(O una historia de segunda vuelta, …con hijos)
Para ser honesta, lo conocía de antes. Desde mis 12 años. Es amigo de mi primo y seguro compartimos alguna tarde de playa, cumpleaños o asados infantiles. Siendo más honesta aun, 30 años después, recordaba solo su nombre y no lo hubiera distinguido en la calle sin una previa búsqueda en google.
Separada yo. Separado él. Una cuadra de distancia entre su casa y la mía. Mismo club y colegio nuestras niñas, los hilos estaban tendidos. Digamos que…el escenario estaba montado.
Suena a novela romántica, pero déjenme advertir que las segundas veces son tan intensas como desafiantes.

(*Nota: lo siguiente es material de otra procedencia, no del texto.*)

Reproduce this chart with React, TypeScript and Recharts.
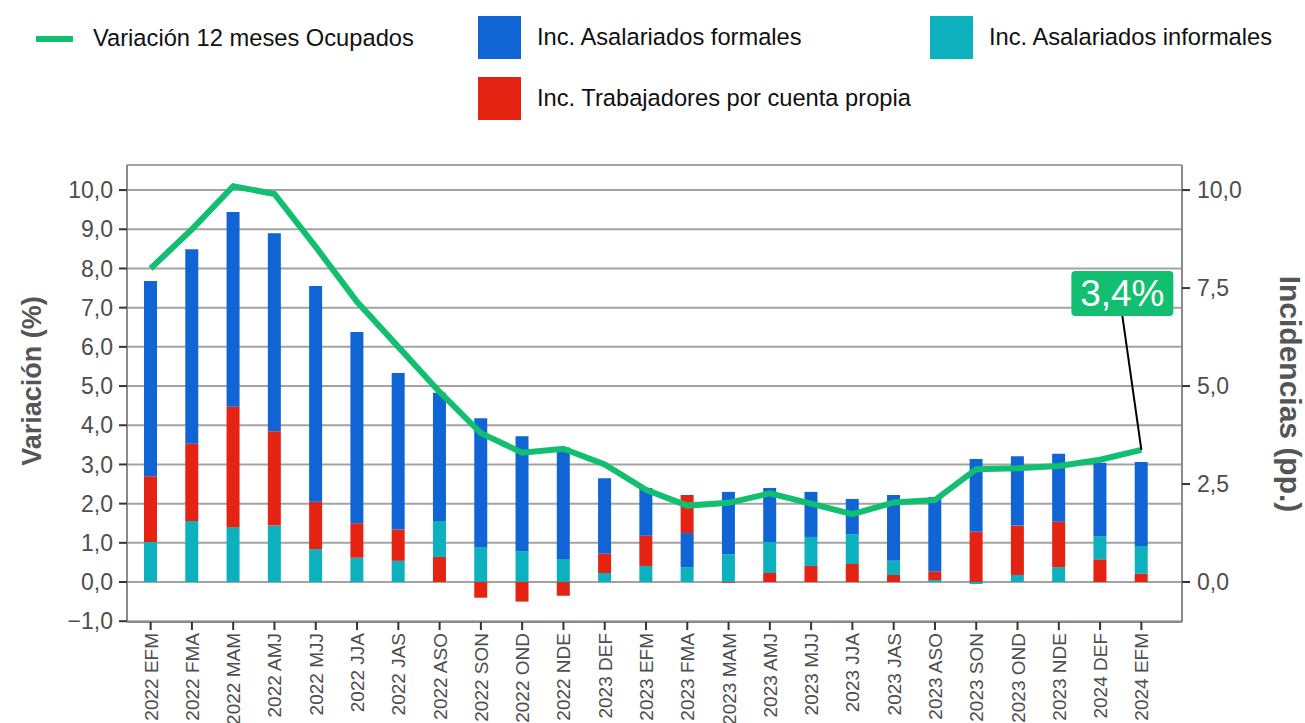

En las segundas vueltas, no hay casa ni familia en común. Por lo menos al principio. Hay amor. Nada más ni nada menos. Y el impulso inevitable de de-construcción de cómo queremos sea el amor y el sentido de familia, con la experiencia que se trae de la primera vuelta y el aprendizaje de ese porrazo del cual cada uno se ha levantado transformado.
En las segundas vueltas, cuando tener hijos no es una opción manejada, entonces el camino deja de ser obvio. Sin hijos de ambos, la casa tampoco es un destino u objetivo obvio ni buscado a mediano plazo. Entonces ese camino que en las primeras veces casi no se cuestiona, acá es un recorrido que se va despejando paso a paso. Día a día. Si no es para formar una familia, si la casa no es proyecto común, entonces ¿para qué? Entonces, ¿por qué?
La respuesta o las respuestas son pura elección y emoción. O es por amor, o no es. Porque en las segundas vueltas no hay anclas ni compromisos firmados, ni tabú social que dé miedo romper porque ya los has roto todos y nada te va a llevar de vuelta a ese lugar del que saliste -mejorad@-, porque ya dolió todo el clan y nada puede ser peor.
Tal vez sea por todo eso que las segundas vueltas llegan insufladas tanto de vértigo como de libertad. De un cierto sentido de trascendencia.
Libertad de saber que estás porque latís ahí y que podés no estar si dejás de latir. O viceversa. Y vértigo por esa misma incertidumbre que muchas veces se acalla cuando firmamos papeles, compramos casa o tenemos hijos en común. La vulnerabilidad se encarna al andar sin amarras, con la libertad y liviandad que eso supone como contrapartida, y con iguales dosis de miedo – no sé a qué, pero asumo que a doler; a la sensación de abismo-.
Las segundas vueltas son puro aprender a ser uno. Conciencia. Deconstrucción del concepto de amor y construcción compartida de una nueva manera.
Es consciencia de regar y sostener lo esencial para que no se transforme en accesorio a todas esas cosas de las que naturalmente se va llenando el espacio entre dos.
Nota al pie:
Y bueno, sí. Confieso. Esta historia tiene algo de romántico. Porque hoy vivimos a un piso de distancia. Juntos pero separados. Porque ese mismo escenario que estaba pronto al conocernos, se terminó de desplegar tiempo después con otras tantas sincronicidades –que quedarán para otro post-.